E nós? Enquanto vivos continuamos a
afirmar que tudo ficará bem. Habituamo-nos a pensar a ressurreição como uma
esperança vazia, porque sabemos que vai acontecer. Habituamo-nos ao conforto da
última curva. Estamos habituados a pensar Cristo como aquele que triunfou da
morte, esquecendo o profeta crítico que abalou todas as estruturas sociais do
seu tempo e que o conduziu à morte. Crítico ao ponto de ser condenado. É ali,
na cruz, o lugar do cristianismo, a nossa identidade, a nossa salvação, que vai
da crítica à condenação. Somos cristãos com Cristo, de modo que temos de estar prontos
para com Cristo descer à sepultura. A morte é a maior manifestação do amor, de
modo que hoje, mais que nunca, temos de ser dispostos a morrer com Cristo, a
ser inseridos na sua morte. O nosso cristianismo somente pode florir “sobre o
sepulcro de Deus que morreu por mim, (onde) afundo as minhas raízes no terreno
da sua carne e do seu sangue. Por isso, o amor que trago na fé não pode ser de
natureza diversa daquele do sepulcro” (Balthasar).
Tudo ficará bem. Depois do silêncio
do sábado haverá um silêncio diferente, aquele do sepulcro vazio. Novo, maior e
mais surpreendente paradoxo. Os discípulos voltam a reunir-se animados pela
graça do ressuscitado, sentem que Jesus continua a oferecer aquela comunhão que
ofereceu em toda a sua vida, inclusive às portas de uma Paixão já evidente,
comunhão que nem a morte pode fazer desaparecer. E nós, flores da criação de
Deus, afundamos as nossas raízes nos acontecimentos da Paixão, e descobrimos
que este florescer para a santidade é possível somente no abandono total ao
amor divino (Santa Teresa do Menino Jesus). Estamos todos na mesma barca, na
mesma viagem, na última curva, na grande curva que vai da ressurreição à
parusia.
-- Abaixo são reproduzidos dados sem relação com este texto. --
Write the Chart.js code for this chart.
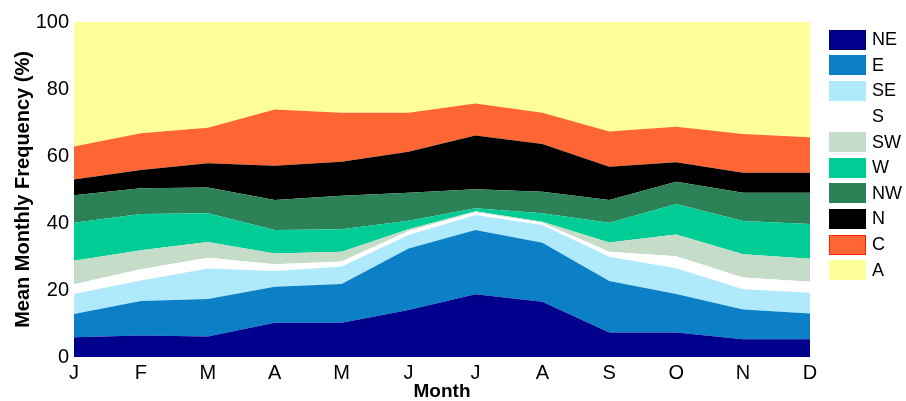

Na impossibilidade ainda de ver a cidade celeste, nas dificuldades que
a última curva representa, ainda combalidos pela penúltima curva, sabemos que
não estamos sozinhos, pois anima-nos o Espírito do Ressuscitado, qual Igreja
atuante no mundo, alimentada pela lado aberto que se tornou fonte de vida
eterna, aquela vida para a qual nos predestinou o Pai, que pelo Filho abriu as
portas do jardim do paraíso, que pelo Espírito nos conduz à surgente da Graça,
tornando relativos à cruz e ao sepulcro todos os acontecimentos da nossa vida,
bons ou maus, porque depois da cruz e do sepulcro nada, mas absolutamente nada,
nos poderá separar amor de Deus (Rom 8,35).